Distributed convex optimization algorithms employ a variety of methods for achieving exact convergence to the global optimal value (modulo numerical precision): some use time-varying dynamics, some use dynamics on each edge rather than on each node of the communication graph, some use double the communication between nodes per optimization step, and some use a specific initialization that enforces the dynamics to evolve on a particular subspace. Each of these methods has its drawbacks. Using time-varying dynamics might require a global clock, and it might cause transients due to disturbances to take longer and longer to die out as time progresses. Using edge-based rather than node-based dynamics might increase the memory and computation costs, and it typically requires the communication graph to be undirected.
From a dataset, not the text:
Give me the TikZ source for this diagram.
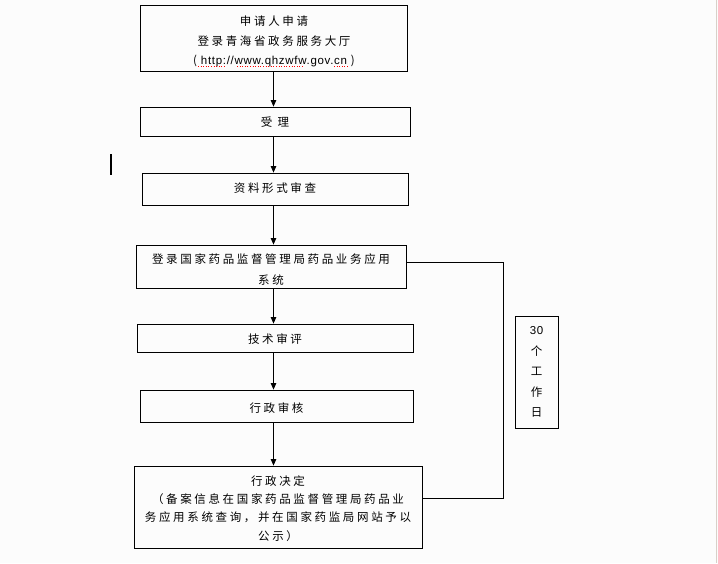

Using double the communication per optimization step might increase the communication cost, and it might also slow down the convergence to the optimal value. Using a specific initialization to enforce a particular invariant subspace might render the algorithm unable to recover from faults or disturbances that perturb its dynamics from this subspace, resulting in convergence to the incorrect value. In this latter case we say that the algorithm is not self-healing. In our previous work [1] we considered strongly convex objective functions having Lipschitz continuous gradients, and we introduced a new first-order method for achieving exact convergence to the global optimal value. Our new algorithm has none of the above drawbacks, and in particular it is a self-healing algorithm. But, it does possess a peculiar internal instability: each node has states that grows linearly in time even as its output converges to the optimal value. In the present work, we consider general non-smooth and extended-real-valued convex objective functions (which can thus incorporate hard convex constraints). We present proximal algorithms that again employ our new, internally unstable method for achieving exact convergence.